Ide, 224 Wis. 2d at 172 (citations omitted).   

26                        Here, LIRC found that American requested that Hernandez schedule an appointment with Dr. Doermann and that Hernandez would not have done so absent that request.  The record supports those findings.  Based on its findings, LIRC drew the reasonable inference that were it not due to an obligation of her employment at Walgreens, Hernandez would not have returned to Dr. Doermann’s office for an appointment and would not have suffered additional injury.[6]  As such, LIRC reasonably determined that Hernandez’s additional injuries are compensable pursuant to Wis. Stat. § 102.03(1)(e).

CONCLUSION

27                        We conclude that LIRC’s determination that Hernandez’s injuries are compensable pursuant to Wis. Stat. § 102.03(1)(c)1 and (1)(e) is the most reasonable under the facts of this case.  Absent a more reasonable interpretation, we must uphold LIRC’s determination.  Zignego, 211 Wis. 2d at 823-24.  We therefore affirm the trial court’s order.

            By the Court.—Order affirmed.


 

 

 

 



[1]  All references to the Wisconsin Statutes are to the 1999-2000 version.

[2]  American also disputed the nature and extent of Hernandez’s claimed disability.

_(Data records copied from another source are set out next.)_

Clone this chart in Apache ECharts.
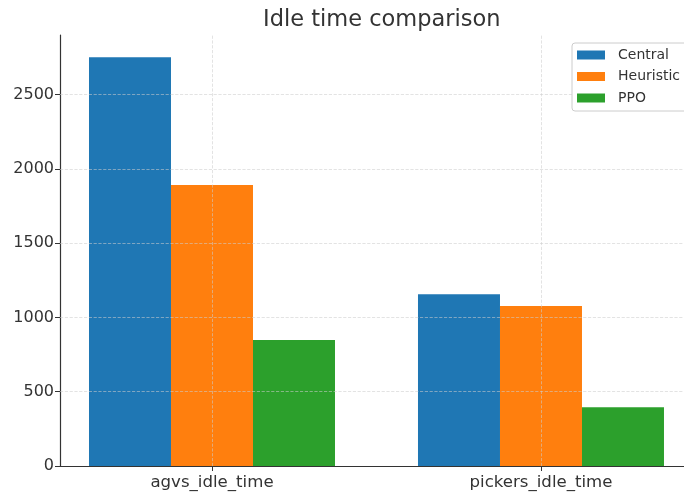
<!DOCTYPE html>
<html>
<head>
<meta charset="utf-8">
<script src="https://cdn.jsdelivr.net/npm/echarts@6/dist/echarts.min.js"></script>
<style>
  html, body { margin: 0; padding: 0; background: #fff; }
  #chart { width: 684px; height: 493px; }
</style>
</head>
<body>
<div id="chart"></div>
<script>
var categories = ['agvs_idle_time', 'pickers_idle_time']
var seriesNames = ['Central', 'Heuristic', 'PPO']
var central = [2750, 1156]
var heuristic = [1890, 1076]
var ppo = [848, 396]
var yTicks = [0, 500, 1000, 1500, 2000, 2500]

var colors = ['#1f77b4', '#ff7f0e', '#2ca02c']
var font = 'DejaVu Sans'

function toPoints(vals) {
  return vals.map(function (v, i) { return [i, v] })
}

var chart = echarts.init(document.getElementById('chart'))
chart.setOption({
  animation: false,
  color: colors,
  title: {
    text: 'Idle time comparison',
    left: 258,
    top: 4,
    textStyle: { fontFamily: font, fontSize: 22.5, fontWeight: 'normal', color: '#333' }
  },
  legend: {
    z: 20,
    orient: 'vertical',
    left: 572,
    top: 43,
    itemWidth: 28,
    itemHeight: 9,
    itemGap: 7.5,
    padding: [5, 20, 6, 5],
    borderColor: '#ccc',
    borderWidth: 1,
    borderRadius: 3,
    backgroundColor: '#fff',
    icon: 'rect',
    textStyle: { fontFamily: font, fontSize: 14, color: '#333', padding: [0, 0, 0, 8] },
    data: seriesNames
  },
  grid: { left: 60, right: 0, top: 35, bottom: 27 },
  xAxis: {
    type: 'value',
    min: -0.462,
    max: 1.4347,
    axisLine: { show: true, onZero: false, lineStyle: { color: '#333', width: 1.2 } },
    axisTick: { show: true, length: 5, customValues: [0, 1], lineStyle: { color: '#333' } },
    axisLabel: {
      customValues: [0, 1],
      fontFamily: font, fontSize: 16.6, color: '#333', margin: 8,
      formatter: function (v) { return categories[Math.round(v)] }
    },
    splitLine: { show: false }
  },
  yAxis: {
    type: 'value',
    min: 0,
    max: 2900,
    axisLine: { show: true, onZero: false, lineStyle: { color: '#333', width: 1.2 } },
    axisTick: { show: true, length: 5, customValues: yTicks, lineStyle: { color: '#333' } },
    axisLabel: {
      customValues: yTicks,
      fontFamily: font, fontSize: 16, color: '#333', margin: 6,
      formatter: function (v) { return String(v) }
    },
    splitLine: { show: false }
  },
  series: [
    { name: seriesNames[0], type: 'bar', data: toPoints(central), barWidth: 82, barGap: '0%' },
    { name: seriesNames[1], type: 'bar', data: toPoints(heuristic), barWidth: 82, barGap: '0%' },
    { name: seriesNames[2], type: 'bar', data: toPoints(ppo), barWidth: 82, barGap: '0%' },
    {
      type: 'line', silent: true, data: [], z: 5,
      markLine: {
        symbol: 'none', silent: true, label: { show: false },
        lineStyle: { color: '#ccc', type: 'dashed', width: 0.8, opacity: 0.7 },
        data: yTicks.slice(1).map(function (t) { return { yAxis: t } })
          .concat([0, 1].map(function (i) { return { xAxis: i } }))
      }
    }
  ]
})
</script>
</body>
</html>
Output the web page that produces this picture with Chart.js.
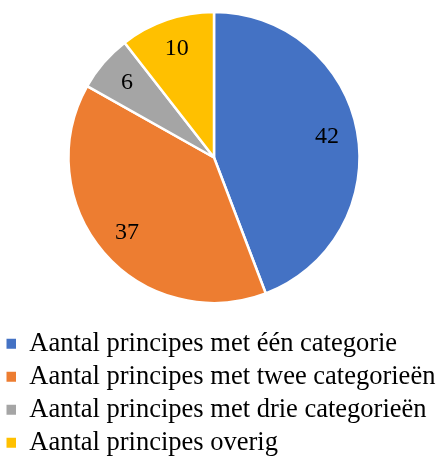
<!DOCTYPE html>
<html lang="nl">
<head>
  <meta charset="UTF-8" />
  <title>Aantal principes</title>
  <script src="https://cdn.jsdelivr.net/npm/chart.js@4.4.1/dist/chart.umd.min.js"></script>
  <style>
    html, body { margin: 0; padding: 0; background: #fff; overflow: hidden; }
    #box { position: relative; width: 441px; height: 458px; }
  </style>
</head>
<body>
  <div id="box">
    <canvas id="principes"></canvas>
  </div>

  <script>
    const labels = [
      'Aantal principes met één categorie',
      'Aantal principes met twee categorieën',
      'Aantal principes met drie categorieën',
      'Aantal principes overig'
    ];
    const values = [42, 37, 6, 10];
    const colors = ['#4472C4', '#ED7D31', '#A5A5A5', '#FFC000'];

    const serif = "'Liberation Serif', 'Times New Roman', serif";

    // taart iets naar links en omhoog, legenda houdt de volle breedte
    const pieArea = {
      id: 'pieArea',
      afterLayout(chart) {
        const a = chart.chartArea;
        a.right -= 13;
        a.bottom -= 9;
        a.width = a.right - a.left;
        a.height = a.bottom - a.top;
      }
    };

    // getallen in de taartpunten
    const sliceLabels = {
      id: 'sliceLabels',
      afterDatasetsDraw(chart) {
        const ctx = chart.ctx;
        const meta = chart.getDatasetMeta(0);
        ctx.save();
        ctx.font = '24px ' + serif;
        ctx.fillStyle = '#000';
        ctx.textAlign = 'center';
        ctx.textBaseline = 'middle';
        meta.data.forEach((arc, i) => {
          const p = arc.getProps(['x', 'y', 'startAngle', 'endAngle', 'outerRadius'], true);
          const mid = (p.startAngle + p.endAngle) / 2;
          const r = p.outerRadius * 0.79;
          ctx.fillText(String(values[i]), p.x + Math.cos(mid) * r, p.y + Math.sin(mid) * r);
        });
        ctx.restore();
      }
    };

    const ch = new Chart(document.getElementById('principes'), {
      type: 'pie',
      data: {
        labels: labels,
        datasets: [{
          data: values,
          backgroundColor: colors,
          borderColor: '#fff',
          borderWidth: 2.5
        }]
      },
      options: {
        responsive: true,
        maintainAspectRatio: false,
        animation: false,
        radius: 145.5,
        plugins: {
          tooltip: { enabled: false },
          legend: {
            position: 'bottom',
            align: 'start',
            maxHeight: 134,
            labels: {
              color: '#000',
              font: { family: serif, size: 26.5 },
              boxWidth: 9.5,
              boxHeight: 10,
              padding: 6.5,
              generateLabels: (chart) =>
                Chart.overrides.pie.plugins.legend.labels.generateLabels(chart)
                  .map(l => Object.assign(l, { lineWidth: 0 }))
            }
          }
        }
      },
      plugins: [pieArea, sliceLabels]
    });
  </script>
</body>
</html>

[3]  In arguing against a “great weight” standard of review, American challenges the circuit court’s reliance on CBS, Inc. v. LIRC, 219 Wis. 2d 564, 579 N.W.2d 668 (1998), in applying that standard.  We agree with American that this case is not comparable to CBS.  But that does not require that we reverse because we review LIRC’s determination, not that of the circuit court.

[4]  We note that American additionally argues that LIRC’s decision is contrary to Wisconsin law.  In support of its argument, American cites to two Wisconsin cases, Western Lime & Cement Co. v. Industrial Commission, 194 Wis. 606, 217 N.W. 303 (1928), and Burton v. DILHR, 43 Wis. 2d 218, 168 N.W.2d 196, modified, 43 Wis. 2d 218, 170 N.W.2d 695 (1969).  However, American offers no specific citation from these cases and does not develop its argument as to their application to the case at bar.  Nevertheless, we have reviewed these cases and reject American’s argument that LIRC’s decision runs contrary to their holdings. 

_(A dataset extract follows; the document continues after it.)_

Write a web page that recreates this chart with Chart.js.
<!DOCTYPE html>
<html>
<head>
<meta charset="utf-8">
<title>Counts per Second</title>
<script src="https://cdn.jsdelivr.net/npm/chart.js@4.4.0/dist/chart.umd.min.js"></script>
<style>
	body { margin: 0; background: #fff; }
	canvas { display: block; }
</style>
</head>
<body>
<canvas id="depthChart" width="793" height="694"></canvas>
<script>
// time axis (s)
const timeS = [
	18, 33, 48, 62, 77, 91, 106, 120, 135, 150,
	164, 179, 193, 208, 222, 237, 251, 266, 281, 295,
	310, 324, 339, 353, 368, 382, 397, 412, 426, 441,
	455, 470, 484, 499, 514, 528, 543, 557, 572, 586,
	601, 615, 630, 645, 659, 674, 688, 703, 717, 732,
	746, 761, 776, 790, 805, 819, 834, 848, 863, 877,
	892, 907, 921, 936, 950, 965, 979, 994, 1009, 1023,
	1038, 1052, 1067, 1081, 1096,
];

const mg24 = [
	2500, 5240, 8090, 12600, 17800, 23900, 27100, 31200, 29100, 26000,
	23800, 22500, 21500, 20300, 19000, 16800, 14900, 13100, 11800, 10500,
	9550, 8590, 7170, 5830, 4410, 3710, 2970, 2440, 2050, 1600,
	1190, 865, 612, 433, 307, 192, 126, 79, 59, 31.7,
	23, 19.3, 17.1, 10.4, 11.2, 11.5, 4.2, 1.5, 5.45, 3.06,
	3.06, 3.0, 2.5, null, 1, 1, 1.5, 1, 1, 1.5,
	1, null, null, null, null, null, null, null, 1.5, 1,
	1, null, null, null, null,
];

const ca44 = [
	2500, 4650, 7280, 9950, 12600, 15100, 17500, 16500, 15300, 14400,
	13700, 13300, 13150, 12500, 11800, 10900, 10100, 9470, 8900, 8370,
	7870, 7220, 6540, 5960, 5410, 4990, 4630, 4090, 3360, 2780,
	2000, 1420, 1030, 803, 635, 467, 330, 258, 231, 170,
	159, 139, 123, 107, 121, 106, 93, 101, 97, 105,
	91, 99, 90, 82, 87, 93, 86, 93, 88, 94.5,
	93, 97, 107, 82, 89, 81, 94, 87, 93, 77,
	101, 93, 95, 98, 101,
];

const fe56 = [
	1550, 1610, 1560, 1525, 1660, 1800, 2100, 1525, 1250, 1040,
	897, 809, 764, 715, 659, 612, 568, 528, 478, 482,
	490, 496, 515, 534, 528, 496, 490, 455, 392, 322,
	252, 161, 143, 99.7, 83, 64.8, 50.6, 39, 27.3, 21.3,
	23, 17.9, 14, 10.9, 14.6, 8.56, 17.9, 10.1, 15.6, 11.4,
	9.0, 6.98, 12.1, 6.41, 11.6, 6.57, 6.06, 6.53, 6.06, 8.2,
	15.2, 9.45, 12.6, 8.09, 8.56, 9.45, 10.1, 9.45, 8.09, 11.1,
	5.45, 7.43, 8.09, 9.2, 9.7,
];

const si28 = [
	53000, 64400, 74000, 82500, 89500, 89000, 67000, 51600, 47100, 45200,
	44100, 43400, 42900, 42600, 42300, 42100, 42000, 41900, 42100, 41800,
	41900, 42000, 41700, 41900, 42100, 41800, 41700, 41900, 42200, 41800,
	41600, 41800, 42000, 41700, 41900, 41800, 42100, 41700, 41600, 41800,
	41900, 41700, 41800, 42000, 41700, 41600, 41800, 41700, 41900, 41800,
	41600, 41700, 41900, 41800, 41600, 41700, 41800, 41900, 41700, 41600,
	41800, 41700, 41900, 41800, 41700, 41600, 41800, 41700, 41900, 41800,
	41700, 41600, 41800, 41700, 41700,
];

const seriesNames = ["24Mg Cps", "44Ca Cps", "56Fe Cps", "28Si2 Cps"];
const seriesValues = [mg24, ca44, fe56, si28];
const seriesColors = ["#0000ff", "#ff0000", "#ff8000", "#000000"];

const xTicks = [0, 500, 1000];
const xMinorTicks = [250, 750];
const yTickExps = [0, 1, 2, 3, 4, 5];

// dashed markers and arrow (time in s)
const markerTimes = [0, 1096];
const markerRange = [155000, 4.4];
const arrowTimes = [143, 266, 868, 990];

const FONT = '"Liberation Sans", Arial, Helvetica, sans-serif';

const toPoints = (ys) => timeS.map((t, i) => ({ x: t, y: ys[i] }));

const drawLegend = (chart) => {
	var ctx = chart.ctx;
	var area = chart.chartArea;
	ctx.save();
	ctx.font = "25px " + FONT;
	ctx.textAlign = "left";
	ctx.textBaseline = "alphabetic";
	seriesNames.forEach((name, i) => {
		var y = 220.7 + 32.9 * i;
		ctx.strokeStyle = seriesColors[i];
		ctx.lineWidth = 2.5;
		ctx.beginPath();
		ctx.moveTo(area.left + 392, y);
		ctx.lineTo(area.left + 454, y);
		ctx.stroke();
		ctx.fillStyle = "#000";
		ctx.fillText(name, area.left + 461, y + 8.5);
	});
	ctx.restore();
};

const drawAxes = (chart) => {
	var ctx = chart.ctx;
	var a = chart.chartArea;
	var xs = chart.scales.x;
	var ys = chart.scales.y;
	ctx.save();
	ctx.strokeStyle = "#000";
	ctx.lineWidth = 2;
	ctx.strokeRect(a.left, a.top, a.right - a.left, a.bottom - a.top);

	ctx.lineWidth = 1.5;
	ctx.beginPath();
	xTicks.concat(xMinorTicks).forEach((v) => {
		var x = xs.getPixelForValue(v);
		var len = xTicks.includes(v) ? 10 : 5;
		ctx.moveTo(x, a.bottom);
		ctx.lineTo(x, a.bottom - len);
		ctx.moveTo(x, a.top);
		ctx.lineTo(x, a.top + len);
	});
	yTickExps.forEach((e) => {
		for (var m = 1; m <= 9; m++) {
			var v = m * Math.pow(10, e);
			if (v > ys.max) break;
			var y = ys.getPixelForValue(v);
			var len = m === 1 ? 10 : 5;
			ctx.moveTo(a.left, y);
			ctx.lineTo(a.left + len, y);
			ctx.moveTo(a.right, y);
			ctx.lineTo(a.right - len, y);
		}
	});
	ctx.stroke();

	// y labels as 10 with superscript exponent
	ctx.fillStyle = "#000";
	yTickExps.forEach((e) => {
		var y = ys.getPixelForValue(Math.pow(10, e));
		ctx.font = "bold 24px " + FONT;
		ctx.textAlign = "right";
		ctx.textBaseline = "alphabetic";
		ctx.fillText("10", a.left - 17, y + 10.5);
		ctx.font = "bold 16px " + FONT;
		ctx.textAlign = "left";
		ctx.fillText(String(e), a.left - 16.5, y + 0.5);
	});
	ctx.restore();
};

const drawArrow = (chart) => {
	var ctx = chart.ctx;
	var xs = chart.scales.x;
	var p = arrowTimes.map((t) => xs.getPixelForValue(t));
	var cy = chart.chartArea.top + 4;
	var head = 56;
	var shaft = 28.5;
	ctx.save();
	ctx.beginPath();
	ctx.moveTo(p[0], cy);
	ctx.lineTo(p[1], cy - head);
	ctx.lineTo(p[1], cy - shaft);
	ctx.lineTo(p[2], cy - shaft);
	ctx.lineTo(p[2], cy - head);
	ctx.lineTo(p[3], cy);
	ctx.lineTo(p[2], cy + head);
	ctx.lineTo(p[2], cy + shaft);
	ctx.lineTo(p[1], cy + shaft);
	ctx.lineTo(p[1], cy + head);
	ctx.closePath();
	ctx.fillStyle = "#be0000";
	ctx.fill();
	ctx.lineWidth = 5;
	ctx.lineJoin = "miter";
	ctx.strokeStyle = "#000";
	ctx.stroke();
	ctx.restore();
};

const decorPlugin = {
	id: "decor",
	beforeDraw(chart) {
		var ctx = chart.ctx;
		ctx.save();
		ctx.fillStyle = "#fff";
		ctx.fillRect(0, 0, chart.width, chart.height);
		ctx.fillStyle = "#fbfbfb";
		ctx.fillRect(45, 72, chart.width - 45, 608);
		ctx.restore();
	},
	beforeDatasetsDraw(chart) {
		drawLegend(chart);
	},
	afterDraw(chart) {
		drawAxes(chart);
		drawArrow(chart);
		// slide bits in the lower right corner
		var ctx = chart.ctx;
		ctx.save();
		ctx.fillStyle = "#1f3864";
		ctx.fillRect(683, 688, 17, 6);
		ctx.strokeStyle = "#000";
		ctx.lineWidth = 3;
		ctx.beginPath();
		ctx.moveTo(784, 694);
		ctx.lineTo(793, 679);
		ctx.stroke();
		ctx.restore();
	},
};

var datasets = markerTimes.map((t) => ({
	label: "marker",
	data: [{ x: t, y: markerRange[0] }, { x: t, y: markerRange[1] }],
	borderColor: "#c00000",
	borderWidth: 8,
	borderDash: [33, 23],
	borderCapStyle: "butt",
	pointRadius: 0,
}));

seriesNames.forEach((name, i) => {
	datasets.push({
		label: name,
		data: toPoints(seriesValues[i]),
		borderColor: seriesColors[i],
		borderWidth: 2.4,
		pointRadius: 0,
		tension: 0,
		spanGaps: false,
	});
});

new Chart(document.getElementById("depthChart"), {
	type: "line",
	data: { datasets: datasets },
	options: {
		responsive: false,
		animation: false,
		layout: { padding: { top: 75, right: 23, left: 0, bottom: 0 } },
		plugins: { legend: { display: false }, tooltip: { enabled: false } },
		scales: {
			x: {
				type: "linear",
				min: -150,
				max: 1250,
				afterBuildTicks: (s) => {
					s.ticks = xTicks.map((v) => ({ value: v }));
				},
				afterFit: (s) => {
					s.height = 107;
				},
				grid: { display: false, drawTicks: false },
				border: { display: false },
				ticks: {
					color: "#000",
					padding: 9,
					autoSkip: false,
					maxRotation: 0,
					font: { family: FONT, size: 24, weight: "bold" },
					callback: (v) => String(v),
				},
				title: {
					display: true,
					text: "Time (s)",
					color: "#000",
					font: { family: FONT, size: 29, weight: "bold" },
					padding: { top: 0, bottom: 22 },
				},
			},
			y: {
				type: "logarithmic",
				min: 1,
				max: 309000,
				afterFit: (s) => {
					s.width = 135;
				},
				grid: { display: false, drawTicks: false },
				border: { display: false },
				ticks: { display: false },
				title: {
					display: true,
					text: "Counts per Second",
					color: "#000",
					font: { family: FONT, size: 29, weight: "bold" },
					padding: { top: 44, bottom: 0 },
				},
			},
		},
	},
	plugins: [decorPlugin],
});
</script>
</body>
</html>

[5]  Although not evidence, we note that in its brief in support of its petition for LIRC review, American acknowledged that it had requested a final evaluation.  The further proceedings before LIRC did nothing to dispel this representation.  We conclude that LIRC was entitled to rely on this representation.

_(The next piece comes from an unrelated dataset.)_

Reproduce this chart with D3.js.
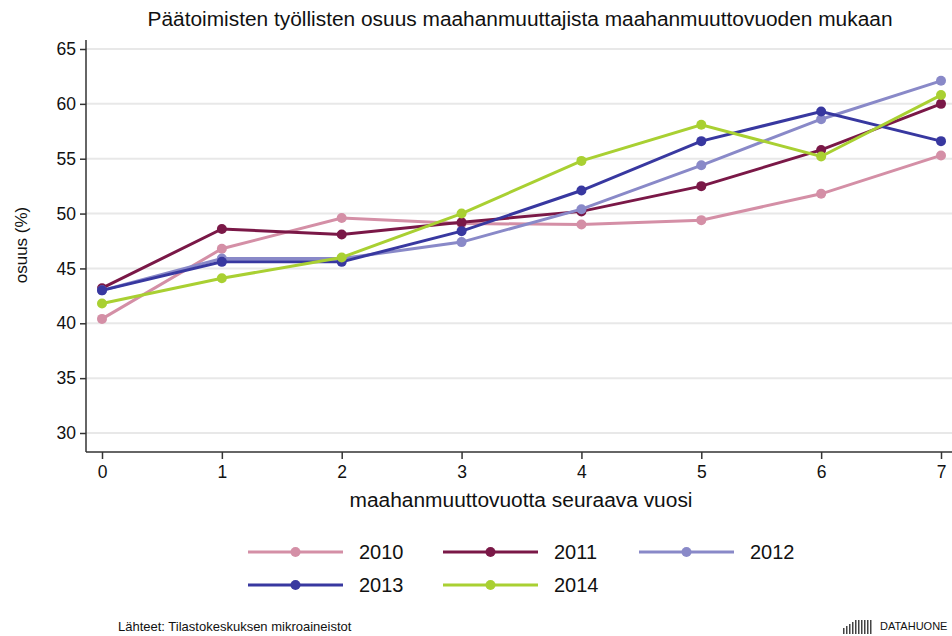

[6]  In further support of her argument, Hernandez relies on the general rule of compensation followed in a majority of jurisdictions.  In considering specifically whether an accident arose out of an individual’s employment, the general rule provides for compensation “[w]hen an employee suffers additional injuries because of an accident in the course of a journey to a doctor’s office occasioned by a compensable injury.”  1 Arthur Larson & Lex K. Larson, Larson’s Workers’ compensation Law § 10.07 (2001).  “[A] fall or automobile accident during a trip to the doctor’s office has usually been considered sufficiently causally related to the employment by the mere fact that a work-connected injury was the cause of the journey, without any necessity for showing that the first injury in some way contributed to the fall or accident.”  Id.  Stated differently, but to the same effect, Hernandez’s additional injuries would be compensable under this rule without further linkage to her initial injury.

However, we need not go the lengths of the majority rule to sustain the LIRC determination.  Here, LIRC has determined that Hernandez’s additional injury was occasioned by American’s request for a final evaluation of Herdandez’s injury.  Although there may be little semantic difference between American’s request for the further evaluation and Hernandez’s prior compensable injury as the cause of the later injuries, it remains that LIRC factually determined that American’s request caused the subsequent injury.  Apart from the general rule, this finding supports LIRC’s conclusion that Hernandez satisfied the requirements of Wis. Stat. § 102.03(1)(c)1 and (1)(e).